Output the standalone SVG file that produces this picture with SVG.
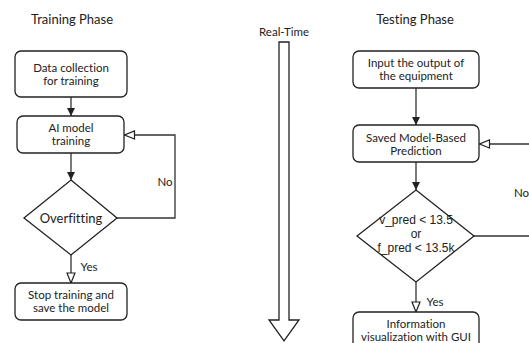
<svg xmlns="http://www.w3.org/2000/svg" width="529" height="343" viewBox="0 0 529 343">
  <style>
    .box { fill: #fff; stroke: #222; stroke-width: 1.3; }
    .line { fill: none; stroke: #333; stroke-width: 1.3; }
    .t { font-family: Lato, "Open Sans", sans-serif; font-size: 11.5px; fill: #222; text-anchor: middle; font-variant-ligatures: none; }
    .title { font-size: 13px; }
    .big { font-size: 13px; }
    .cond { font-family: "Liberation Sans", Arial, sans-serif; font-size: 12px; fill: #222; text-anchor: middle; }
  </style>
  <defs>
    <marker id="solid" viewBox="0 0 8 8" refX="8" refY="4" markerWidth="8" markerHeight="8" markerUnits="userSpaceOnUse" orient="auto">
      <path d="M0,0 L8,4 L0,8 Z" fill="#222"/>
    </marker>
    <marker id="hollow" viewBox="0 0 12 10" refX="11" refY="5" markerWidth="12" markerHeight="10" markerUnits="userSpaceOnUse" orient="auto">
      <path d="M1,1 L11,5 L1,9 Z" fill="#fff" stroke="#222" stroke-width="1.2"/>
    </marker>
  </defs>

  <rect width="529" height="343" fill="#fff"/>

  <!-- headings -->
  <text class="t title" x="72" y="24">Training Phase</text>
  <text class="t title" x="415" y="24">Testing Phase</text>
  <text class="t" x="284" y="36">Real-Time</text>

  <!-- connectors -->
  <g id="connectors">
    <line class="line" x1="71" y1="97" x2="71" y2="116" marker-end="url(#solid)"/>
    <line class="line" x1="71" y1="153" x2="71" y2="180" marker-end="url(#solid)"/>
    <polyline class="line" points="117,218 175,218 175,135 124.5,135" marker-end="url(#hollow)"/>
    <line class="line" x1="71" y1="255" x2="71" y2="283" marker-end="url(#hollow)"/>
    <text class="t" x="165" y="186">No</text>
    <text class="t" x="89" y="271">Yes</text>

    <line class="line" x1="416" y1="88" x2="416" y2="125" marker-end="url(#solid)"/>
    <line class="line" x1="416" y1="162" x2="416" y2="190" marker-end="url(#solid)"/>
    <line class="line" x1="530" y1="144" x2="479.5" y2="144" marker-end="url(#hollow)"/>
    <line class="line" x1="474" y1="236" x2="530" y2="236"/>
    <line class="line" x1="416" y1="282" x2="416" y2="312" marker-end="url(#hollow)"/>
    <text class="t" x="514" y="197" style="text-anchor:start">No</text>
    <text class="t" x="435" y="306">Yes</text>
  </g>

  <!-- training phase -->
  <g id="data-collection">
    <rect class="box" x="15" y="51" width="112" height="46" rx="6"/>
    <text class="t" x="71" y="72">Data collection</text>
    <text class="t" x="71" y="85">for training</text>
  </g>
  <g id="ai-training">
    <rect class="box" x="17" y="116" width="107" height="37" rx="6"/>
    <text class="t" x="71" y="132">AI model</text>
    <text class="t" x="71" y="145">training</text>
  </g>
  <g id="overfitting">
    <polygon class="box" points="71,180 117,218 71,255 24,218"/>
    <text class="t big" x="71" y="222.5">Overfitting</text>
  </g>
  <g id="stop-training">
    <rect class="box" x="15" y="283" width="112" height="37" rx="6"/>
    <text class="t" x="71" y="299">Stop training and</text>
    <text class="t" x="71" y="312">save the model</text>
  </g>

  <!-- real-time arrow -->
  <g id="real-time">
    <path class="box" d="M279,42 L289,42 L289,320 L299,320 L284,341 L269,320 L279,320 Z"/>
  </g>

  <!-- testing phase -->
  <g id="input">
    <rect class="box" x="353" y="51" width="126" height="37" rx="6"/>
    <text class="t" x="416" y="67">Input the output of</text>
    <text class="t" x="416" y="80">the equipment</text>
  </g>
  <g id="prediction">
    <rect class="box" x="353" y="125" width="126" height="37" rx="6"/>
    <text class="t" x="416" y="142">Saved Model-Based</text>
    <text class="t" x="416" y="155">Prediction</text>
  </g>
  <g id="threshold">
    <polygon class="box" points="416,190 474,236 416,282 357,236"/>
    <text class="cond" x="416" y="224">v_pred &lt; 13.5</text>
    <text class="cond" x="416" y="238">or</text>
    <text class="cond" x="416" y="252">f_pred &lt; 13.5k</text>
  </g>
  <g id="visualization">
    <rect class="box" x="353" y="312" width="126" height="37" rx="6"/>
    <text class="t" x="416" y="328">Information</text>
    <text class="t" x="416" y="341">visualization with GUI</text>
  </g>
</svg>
--
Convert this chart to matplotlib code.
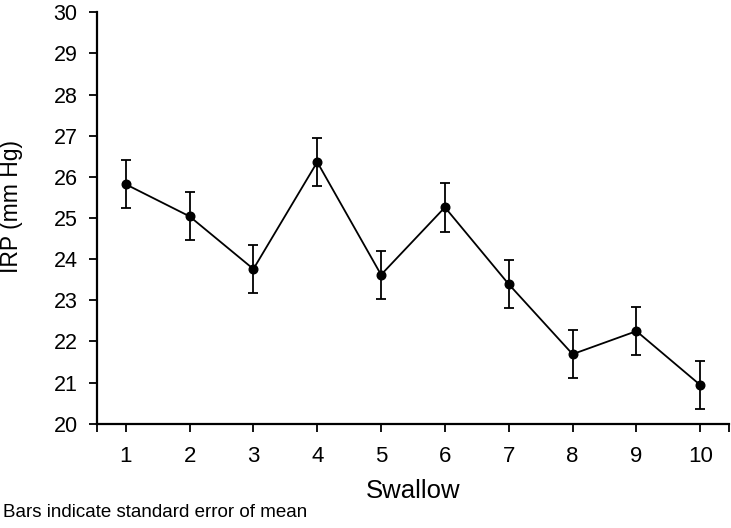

TASK BRIEF: Find the lines that include the string "this", then copy each of them.

EXERCISE ANSWER:
Output the standalone SVG file that produces this picture with SVG.
Convert this chart to matplotlib code.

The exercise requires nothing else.